Safer, cleaner ice
Store Equipment & Design, April, 2000 by Howard Reill
Without reinventing the wheel, ice machine manufacturers are adding a host of safety- and efficiency-minded features.
Most of the ice used in seafood and produce departments and supermarket salad and juice bars is flaked rather than cubed because flaked ice molds more evenly, and hence more efficiently, to product. And while there have been no startling improvements to flaked ice machines, gains are coming in the form of steadier, sturdier, longer-lasting units that may save labor and help fight foodborne illness.
SANITATION FIRST
What the industry is looking for, says Danny Moore, assistant director of international training at Hoshizaki America Inc., Peachtree City, Ga., is cleaner, more sanitary ice machines. "An ice machine is a factory," he points out. "It takes a raw product, water, and turns it into a product that is consumed. So cleanliness and sanitation is a real key issue in the ice machine industry."

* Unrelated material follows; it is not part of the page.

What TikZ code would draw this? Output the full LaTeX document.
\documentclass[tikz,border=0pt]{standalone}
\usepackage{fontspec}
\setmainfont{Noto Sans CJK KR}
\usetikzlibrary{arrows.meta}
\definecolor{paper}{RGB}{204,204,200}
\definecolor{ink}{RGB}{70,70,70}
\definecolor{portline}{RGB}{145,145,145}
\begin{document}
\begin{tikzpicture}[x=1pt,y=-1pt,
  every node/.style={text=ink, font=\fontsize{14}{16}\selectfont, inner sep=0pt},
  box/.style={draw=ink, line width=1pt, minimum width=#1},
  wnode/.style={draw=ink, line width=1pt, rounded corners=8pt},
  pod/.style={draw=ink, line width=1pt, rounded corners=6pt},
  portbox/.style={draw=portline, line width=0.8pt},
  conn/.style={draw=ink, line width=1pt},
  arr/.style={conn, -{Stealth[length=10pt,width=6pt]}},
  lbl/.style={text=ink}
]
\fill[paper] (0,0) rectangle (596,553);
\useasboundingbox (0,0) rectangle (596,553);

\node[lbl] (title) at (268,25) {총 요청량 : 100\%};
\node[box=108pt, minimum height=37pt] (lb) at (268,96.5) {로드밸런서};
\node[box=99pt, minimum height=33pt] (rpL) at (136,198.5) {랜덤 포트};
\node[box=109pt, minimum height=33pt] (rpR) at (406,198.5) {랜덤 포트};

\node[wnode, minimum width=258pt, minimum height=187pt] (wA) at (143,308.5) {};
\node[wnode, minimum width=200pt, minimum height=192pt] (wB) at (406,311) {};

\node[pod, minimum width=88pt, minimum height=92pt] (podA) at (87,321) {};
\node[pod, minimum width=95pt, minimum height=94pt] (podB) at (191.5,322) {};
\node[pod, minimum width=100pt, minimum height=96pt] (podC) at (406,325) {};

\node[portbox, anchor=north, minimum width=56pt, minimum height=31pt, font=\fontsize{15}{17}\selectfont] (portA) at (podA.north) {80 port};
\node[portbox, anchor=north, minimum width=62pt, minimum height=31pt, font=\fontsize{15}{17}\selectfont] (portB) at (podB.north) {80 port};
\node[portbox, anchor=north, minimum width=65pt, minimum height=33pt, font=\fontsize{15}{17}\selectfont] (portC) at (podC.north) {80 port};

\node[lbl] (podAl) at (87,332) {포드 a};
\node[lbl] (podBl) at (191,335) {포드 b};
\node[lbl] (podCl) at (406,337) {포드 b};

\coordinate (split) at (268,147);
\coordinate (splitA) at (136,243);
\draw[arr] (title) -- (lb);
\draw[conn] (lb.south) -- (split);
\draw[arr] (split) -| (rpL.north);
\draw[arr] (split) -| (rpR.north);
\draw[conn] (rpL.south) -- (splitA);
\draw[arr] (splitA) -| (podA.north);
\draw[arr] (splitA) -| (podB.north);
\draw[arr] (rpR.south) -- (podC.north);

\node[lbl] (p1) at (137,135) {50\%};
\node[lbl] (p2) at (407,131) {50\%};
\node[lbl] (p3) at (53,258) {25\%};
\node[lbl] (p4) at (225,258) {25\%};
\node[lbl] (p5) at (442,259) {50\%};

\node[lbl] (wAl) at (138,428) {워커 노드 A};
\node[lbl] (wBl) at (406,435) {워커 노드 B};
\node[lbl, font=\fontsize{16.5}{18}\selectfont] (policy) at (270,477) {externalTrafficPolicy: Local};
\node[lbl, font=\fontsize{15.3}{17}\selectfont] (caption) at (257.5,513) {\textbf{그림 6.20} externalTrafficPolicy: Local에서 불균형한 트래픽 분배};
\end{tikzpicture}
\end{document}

Hoshizaki's contribution to the flaker technology frontier is its Clean Cycle 12, a feature that automatically flushes and cleans the flaker unit every 12 hours.

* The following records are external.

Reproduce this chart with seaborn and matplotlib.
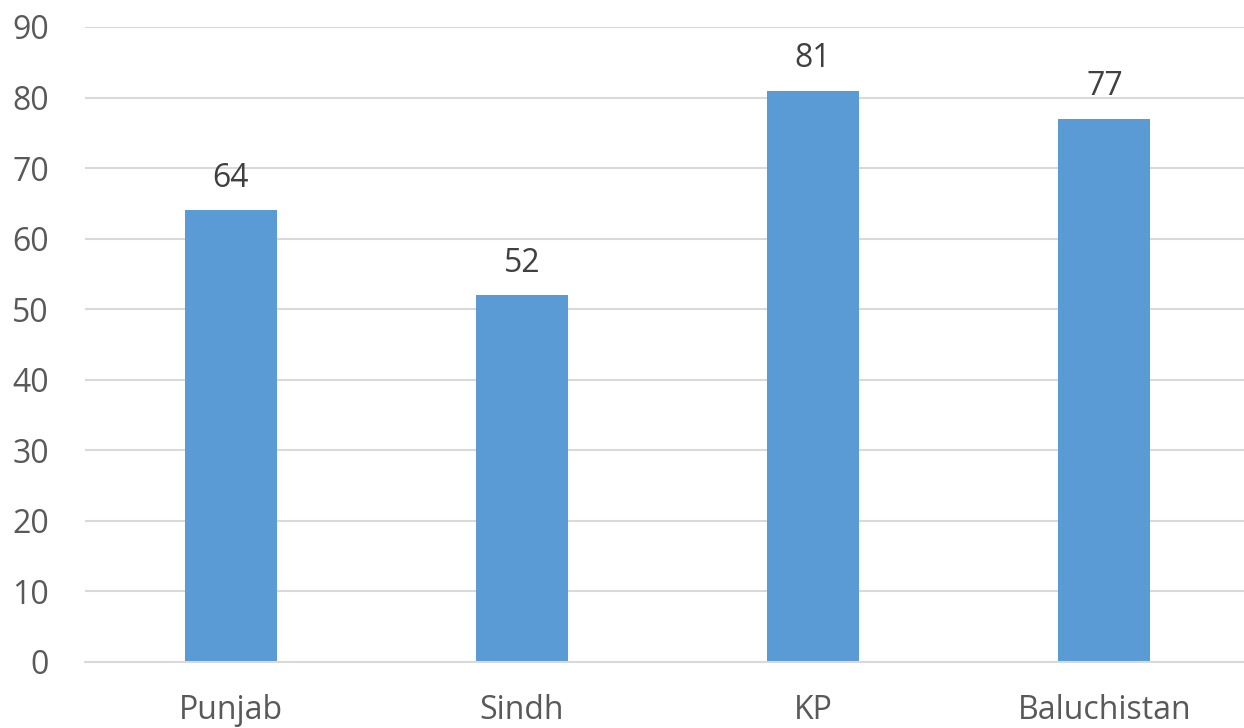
import matplotlib
matplotlib.use("Agg")
import matplotlib.pyplot as plt
import seaborn as sns
import pandas as pd

categories = ["Punjab", "Sindh", "KP", "Baluchistan"]
values = [64, 52, 81, 77]
yticks = [0, 10, 20, 30, 40, 50, 60, 70, 80, 90]

sns.set_theme(style="white")
plt.rcParams['font.family'] = ['Open Sans', 'DejaVu Sans']

df = pd.DataFrame({"region": categories, "value": values})

fig = plt.figure(figsize=(12.44, 7.28), dpi=100)
ax = fig.add_axes([85/1244, 66/728, 1165/1244, 635/728])
sns.barplot(data=df, x="region", y="value", color="#5B9BD5", saturation=1,
            width=0.316, linewidth=0, ax=ax)
ax.set_xlim(-0.5, 3.5)
ax.set_ylim(0, 90)
ax.set_yticks(yticks)
ax.yaxis.grid(True, color="#D9D9D9", linewidth=1.5)
ax.set_axisbelow(True)
for s in ["top", "right", "left"]:
    ax.spines[s].set_visible(False)
ax.spines["bottom"].set_color("#D9D9D9")
ax.spines["bottom"].set_linewidth(1.5)
ax.set_xlabel("")
ax.set_ylabel("")
ax.tick_params(axis="both", length=0, labelsize=23, labelcolor="#595959")
ax.tick_params(axis="x", pad=23)
ax.tick_params(axis="y", pad=26)
for c in ax.containers:
    ax.bar_label(c, labels=[str(v) for v in values], padding=11,
                 fontsize=23, color="#404040")
fig.savefig("out.png", dpi=100)
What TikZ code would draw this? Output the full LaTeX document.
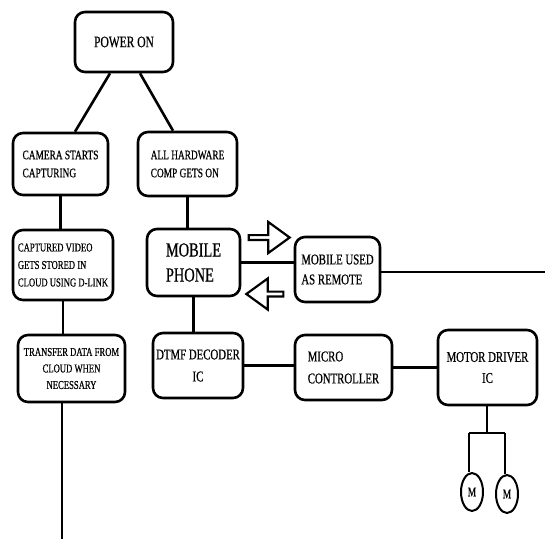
\documentclass[tikz,border=0pt]{standalone}
\usepackage{fontspec}
\setmainfont{Liberation Serif}[FakeStretch=0.72,FakeBold=0.6]
\usetikzlibrary{shapes.arrows,shapes.geometric}

\begin{document}
\begin{tikzpicture}[x=1pt,y=-1pt,
    blockbox/.style={draw,line width=2.6pt,rounded corners=10pt,align=left,inner sep=2pt},
    wire/.style={line width=2.6pt},
    hollowarrow/.style={draw,line width=2.2pt,single arrow,single arrow tip angle=72,
        single arrow head extend=6pt,single arrow head indent=0pt,inner sep=0pt,
        minimum width=31pt},
    motor/.style={draw,ellipse,line width=2pt,minimum width=22pt,minimum height=38pt,
        inner sep=0pt,font=\fontsize{13}{13}\selectfont}]
    \useasboundingbox (0,0) rectangle (545,539); % page size
    % left column
    \node[blockbox,minimum width=98pt,minimum height=60pt,font=\fontsize{16}{18}\selectfont]
        (power) at (124,42) {POWER ON};
    \node[blockbox,minimum width=95pt,minimum height=62pt,font=\fontsize{13}{18}\selectfont]
        (camera) at (60.5,164) {CAMERA STARTS\\CAPTURING};
    \node[blockbox,minimum width=100pt,minimum height=70pt,font=\fontsize{12}{17.5}\selectfont]
        (video) at (63,265) {CAPTURED VIDEO\\GETS STORED IN\\CLOUD USING D-LINK};
    \node[blockbox,align=center,minimum width=107pt,minimum height=67pt,font=\fontsize{12}{16.5}\selectfont]
        (transfer) at (71.5,368.5) {TRANSFER DATA FROM\\CLOUD WHEN\\NECESSARY};
    % middle column
    \node[blockbox,minimum width=99pt,minimum height=64pt,font=\fontsize{13}{18}\selectfont]
        (hardware) at (187.5,164) {ALL HARDWARE\\COMP GETS ON};
    \node[blockbox,minimum width=93pt,minimum height=67pt,font=\fontsize{20}{25}\selectfont]
        (mobile) at (193.5,262.5) {MOBILE\\PHONE};
    \node[blockbox,align=center,minimum width=90pt,minimum height=65pt,font=\fontsize{15}{22}\selectfont]
        (dtmf) at (198,365.5) {DTMF DECODER\\IC};
    % right part
    \node[blockbox,minimum width=85pt,minimum height=65pt,font=\fontsize{15}{20}\selectfont]
        (remote) at (337.5,269.5) {MOBILE USED\\AS REMOTE};
    \node[blockbox,minimum width=97pt,minimum height=65pt,font=\fontsize{15}{22}\selectfont]
        (micro) at (343.5,367.5) {MICRO\\CONTROLLER};
    \node[blockbox,align=center,minimum width=99pt,minimum height=75pt,font=\fontsize{15}{21}\selectfont]
        (driver) at (487.5,367.5) {MOTOR DRIVER\\IC};
    \node[motor] (motora) at (472,492) {M}; % motor 1
    \node[motor] (motorb) at (507,494) {M}; % motor 2
    % hollow arrows between phone and remote
    \node[hollowarrow,minimum height=41pt] (toremote) at (267.5,237.5) {};
    \node[hollowarrow,minimum height=37pt,shape border rotate=180] (fromremote) at (266.5,294) {};
    % free ends
    \coordinate (rightend) at (545,272);
    \coordinate (downend) at (62,539);
    \coordinate (split) at (487,433);
    % connectors
    \draw[wire] ([xshift=-14pt]power.south) -- ([xshift=14.5pt]camera.north);
    \draw[wire] ([xshift=16pt]power.south) -- ([xshift=-14.5pt]hardware.north);
    \draw[wire] (camera.south) -- (camera.south |- video.north);
    \draw[wire] (video.south) -- (video.south |- transfer.north);
    \draw[wire] (transfer.south -| downend) -- (downend);
    \draw[wire] (hardware.south) -- (hardware.south |- mobile.north);
    \draw[wire] (mobile.south) -- (mobile.south |- dtmf.north);
    \draw[wire] (mobile.east) -- (mobile.east -| remote.west);
    \draw[wire] (remote.east |- rightend) -- (rightend);
    \draw[wire] (dtmf.east) -- (dtmf.east -| micro.west);
    \draw[wire] (micro.east) -- (micro.east -| driver.west);
    \draw[wire] (driver.south -| split) -- (split); % driver to motors
    \draw[wire] ([xshift=-3pt]motora.north |- split) -- ([xshift=-2pt]motorb.north |- split);
    \draw[wire] ([xshift=-3pt]motora.north |- split) -- ([xshift=-3pt]motora.north);
    \draw[wire] ([xshift=-2pt]motorb.north |- split) -- ([xshift=-2pt]motorb.north);
\end{tikzpicture}
\end{document}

As for cubers, Moore says, the same advancements in cleaning technology should show up there, too. "We have adjustments that let you clean it every one, two, five or 10 cycles. The same things would carry over to all ice machines."
In the years ahead, the "big push" among manufacturers will be on sanitation, predicts Bill Clark, product marketing manager at Manitowoc, Wis.-based cube machine manufacturer Manitowoc Ice. "The sanitarians are becoming more and more aware that ice is a food, and that therefore the liabilities are just too great not to address them better."

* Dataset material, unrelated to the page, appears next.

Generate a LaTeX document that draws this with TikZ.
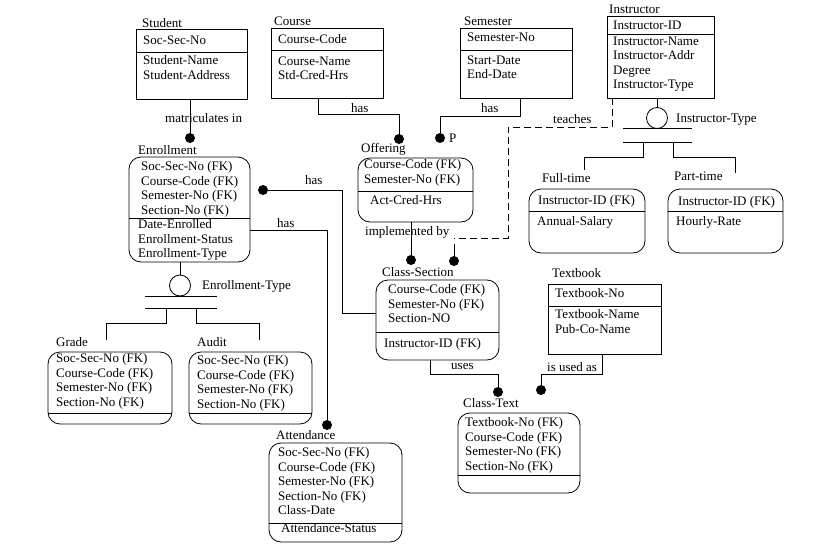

According to Brian Krausman, a salesman with Taylor Industries, a Des Moines, Iowa-based distributor of ice machines, a new Ice Flo unit manufactured by Los Angeles-based McCann's Engineering & Manufacturing serves as an "ice transport" system, using air pressure to move ice as far as 300 feet through tubes, from the maker to the dispenser. The unit saves labor and keeps ice sanitary by eliminating employees' scooping and transporting ice. At present, it works only on cubed ice, but a prototype that will handle flaked ice is currently in the works.
FEWER MOVING PARTS
At Scotsman Ice Systems, Vernon Hills, Ill., the latest innovation in cubers is the addition of a Copeland Glacier Scroll compressor, which increases the unit's life span by cutting 80 percent of its moving parts.
Proprietary research shows many larger customers want a lower cost of ownership, which over the life of a unit can be as much as three times or more of the purchase price of the machine, says Bob Craig, product manager for cubers at Scotsman. Scotsman's goal is to bring operating cost down, ultimately, by 25 percent.
Lengthening product life and increasing efficiency is a matter of regular maintenance, according to Garth Pearson, Scotsman's product manager for flakers. "Minerals build up in the machine during normal use, so they need to be cleaned. They may need to be adjusted. You have to make sure the seals all work," he says. "The people who don't do that get mediocre performance. For the people who do, the machines last forever."
LOOKING AHEAD
The future will see more electronic controls in ice makers, according to manufacturers. Hoshizaki already has an electronic timer board in its flaker unit. Soon, maintenance personnel will be able to use laptops to see if machines are running according to specs, though Moore admits the industry is "not there yet."
How soon technological changes come, according to Moore, is largely dependent on the service sector. "I don't know that the service industry is ready for a lot of high-tech, computer-driven stuff," he says.
Cubers, Pearson points out, have gotten "much, much more reliable over a couple of decades. The flakers need to do the same thing." Among the improvements to come should be a reduced need for cleaning, as well as better technology for manufacturing and sealing, which will extend the life of the product.